What the task asks: Retype exactly the lines from the first one through the line with "Chart.register(...registerables);", including both ends; skip any pictures.
———
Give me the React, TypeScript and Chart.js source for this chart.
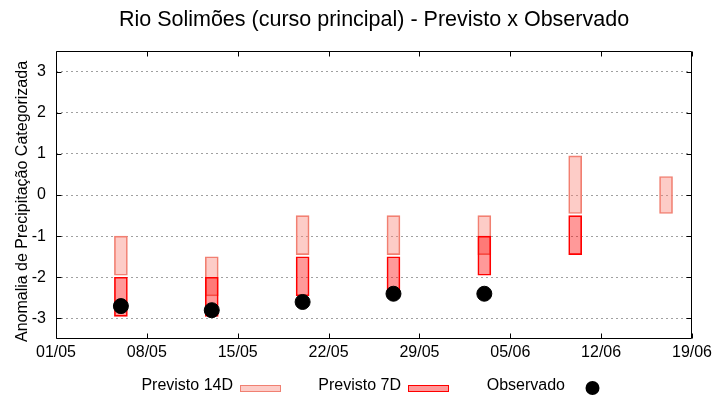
import React, { useEffect, useRef } from "react";
import { Chart, registerables } from "chart.js";

Chart.register(...registerables);

// ---- data ----
const chartTitle = "Rio Solimões (curso principal) - Previsto x Observado";
const yAxisTitle = "Anomalia de Precipitação Categorizada";
const xTickLabels = ["01/05", "08/05", "15/05", "22/05", "29/05", "05/06", "12/06", "19/06"];
const yTicks = [-3, -2, -1, 0, 1, 2, 3];
const weeks = ["06/05", "13/05", "20/05", "27/05", "03/06", "10/06", "17/06"];
const prev14Low = [-1.95, -2.45, -1.45, -1.45, -1.45, -0.45, -0.45];
const prev14High = [-1.0, -1.5, -0.5, -0.5, -0.5, 0.95, 0.45];
const prev7Low: (number | null)[] = [-2.95, -2.95, -2.45, -2.45, -1.95, -1.45, null];
const prev7High: (number | null)[] = [-2.0, -2.0, -1.5, -1.5, -1.0, -0.5, null];
const observed: (number | null)[] = [-2.7, -2.8, -2.6, -2.4, -2.4, null, null];

const FONT = "'Liberation Sans', Arial, sans-serif";

function dayIndex(s: string): number {
  const [d, m] = s.split("/").map(Number);
  return m === 5 ? d - 1 : 31 + d - 1;
}

const xMin = dayIndex(xTickLabels[0]);
const xMax = dayIndex(xTickLabels[xTickLabels.length - 1]);

const frameTicks = {
  id: "frameTicks",
  afterDatasetsDraw(chart: any) {
    const { ctx, chartArea, scales } = chart;
    const { left, right, top, bottom } = chartArea;
    ctx.save();
    ctx.strokeStyle = "#000";
    ctx.lineWidth = 1;
    ctx.setLineDash([]);
    ctx.beginPath();
    const L = Math.round(left) + 0.5, R = Math.round(right) - 0.5;
    const T = Math.round(top) + 0.5, B = Math.round(bottom) - 0.5;
    ctx.rect(L, T, R - L, B - T);
    const len = 5;
    yTicks.forEach((v) => {
      const y = Math.round(scales.y.getPixelForValue(v)) + 0.5;
      ctx.moveTo(L, y); ctx.lineTo(L + len, y);
      ctx.moveTo(R, y); ctx.lineTo(R - len, y);
    });
    xTickLabels.forEach((lab) => {
      const x = Math.round(scales.x.getPixelForValue(dayIndex(lab))) + 0.5;
      ctx.moveTo(x, B); ctx.lineTo(x, B - len);
      ctx.moveTo(x, T); ctx.lineTo(x, T + len);
    });
    ctx.stroke();
    // y axis title (gnuplot places it slightly below the plot centre)
    ctx.save();
    ctx.translate(27, (top + bottom) / 2 + 6.5);
    ctx.rotate(-Math.PI / 2);
    ctx.font = `16px ${FONT}`;
    ctx.fillStyle = "#000";
    ctx.textAlign = "center";
    ctx.textBaseline = "alphabetic";
    ctx.fillText(yAxisTitle, 0, 0);
    ctx.restore();
    ctx.restore();
  },
};

const customLegend = {
  id: "customLegend",
  afterDraw(chart: any) {
    const { ctx, chartArea } = chart;
    const cx = (chartArea.left + chartArea.right) / 2;
    const y = 388;
    const order = ["Previsto 14D", "Previsto 7D", "Observado"];
    ctx.save();
    ctx.font = `16px ${FONT}`;
    ctx.textBaseline = "middle";
    ctx.textAlign = "right";
    order.forEach((label, i) => {
      const ds = chart.data.datasets.find((d: any) => d.label === label);
      const sx = cx - 134 + i * 168;
      ctx.fillStyle = "#000";
      if (ds.type === "bar") {
        ctx.fillText(label, sx - 7, y - 2);
        ctx.fillStyle = ds.backgroundColor;
        ctx.fillRect(sx, y - 3, 41, 7);
        ctx.strokeStyle = ds.borderColor;
        ctx.lineWidth = 1;
        ctx.strokeRect(sx + 0.5, y - 2.5, 40, 6);
      } else {
        ctx.fillText(label, sx - 11, y - 2);
        ctx.fillStyle = ds.backgroundColor;
        ctx.beginPath();
        ctx.arc(sx + 16.5, y, 7, 0, Math.PI * 2);
        ctx.fill();
      }
    });
    ctx.restore();
  },
};

export default function App() {
  const ref = useRef<HTMLCanvasElement>(null);
  useEffect(() => {
    document.body.style.margin = "0";
    const obsData = weeks
      .map((w, i) => (observed[i] == null ? null : { x: dayIndex(w), y: observed[i] }))
      .filter((d) => d !== null);
    const p7Data = weeks
      .map((w, i) => (prev7Low[i] == null ? null : { x: dayIndex(w), y: [prev7Low[i], prev7High[i]] }))
      .filter((d) => d !== null);
    const p14Data = weeks.map((w, i) => ({ x: dayIndex(w), y: [prev14Low[i], prev14High[i]] }));

    const chart = new Chart(ref.current!, {
      type: "bar",
      data: {
        datasets: [
          {
            type: "scatter",
            label: "Observado",
            data: obsData as any,
            backgroundColor: "#000",
            borderColor: "#000",
            pointRadius: 7.5,
            pointHoverRadius: 7.5,
            order: 0,
          } as any,
          {
            type: "bar",
            label: "Previsto 7D",
            data: p7Data as any,
            backgroundColor: "rgba(255,0,0,0.4)",
            borderColor: "#ff0000",
            borderWidth: 1,
            borderSkipped: false,
            grouped: false,
            barThickness: 13,
            order: 1,
          } as any,
          {
            type: "bar",
            label: "Previsto 14D",
            data: p14Data as any,
            backgroundColor: "rgba(250,128,114,0.4)",
            borderColor: "#f08072",
            borderWidth: 1,
            borderSkipped: false,
            grouped: false,
            barThickness: 13,
            order: 2,
          } as any,
        ],
      },
      options: {
        responsive: false,
        animation: false,
        layout: { padding: { left: 0, right: 28, top: 0, bottom: 0 } },
        plugins: {
          legend: { display: false },
          tooltip: { enabled: false },
          title: {
            display: true,
            text: chartTitle,
            fullSize: false,
            color: "#000",
            font: { family: FONT, size: 21.5, weight: "normal", lineHeight: 1.2 },
            padding: { top: 7, bottom: 18.2 },
          },
        },
        scales: {
          x: {
            type: "linear",
            min: xMin,
            max: xMax,
            offset: false,
            grid: { display: false, drawTicks: false },
            border: { display: false },
            afterBuildTicks: (s: any) => {
              s.ticks = xTickLabels.map((l) => ({ value: dayIndex(l) }));
            },
            afterFit: (s: any) => {
              s.height = 61;
            },
            ticks: {
              autoSkip: false,
              maxRotation: 0,
              padding: 4,
              color: "#000",
              font: { family: FONT, size: 16 },
              callback: (v: any) => {
                const lab = xTickLabels.find((l) => dayIndex(l) === v);
                return lab ?? "";
              },
            },
          },
          y: {
            type: "linear",
            min: -3.5,
            max: 3.5,
            grid: { color: "#a0a0a0", lineWidth: 1, drawTicks: false },
            border: { display: false, dash: [2, 3] },
            afterBuildTicks: (s: any) => {
              s.ticks = yTicks.map((v) => ({ value: v }));
            },
            afterFit: (s: any) => {
              s.width = 56;
            },
            ticks: {
              padding: 10,
              color: "#000",
              font: { family: FONT, size: 16 },
              callback: (v: any) => String(v),
            },
            title: { display: false },
          },
        },
      },
      plugins: [frameTicks, customLegend],
    });
    return () => chart.destroy();
  }, []);
  return (
    <div style={{ width: 720, height: 400 }}>
      <canvas ref={ref} width={720} height={400} style={{ display: "block" }} />
    </div>
  );
}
———
Solution to the problem:
Give me the React, TypeScript and Chart.js source for this chart.
import React, { useEffect, useRef } from "react";
import { Chart, registerables } from "chart.js";

Chart.register(...registerables);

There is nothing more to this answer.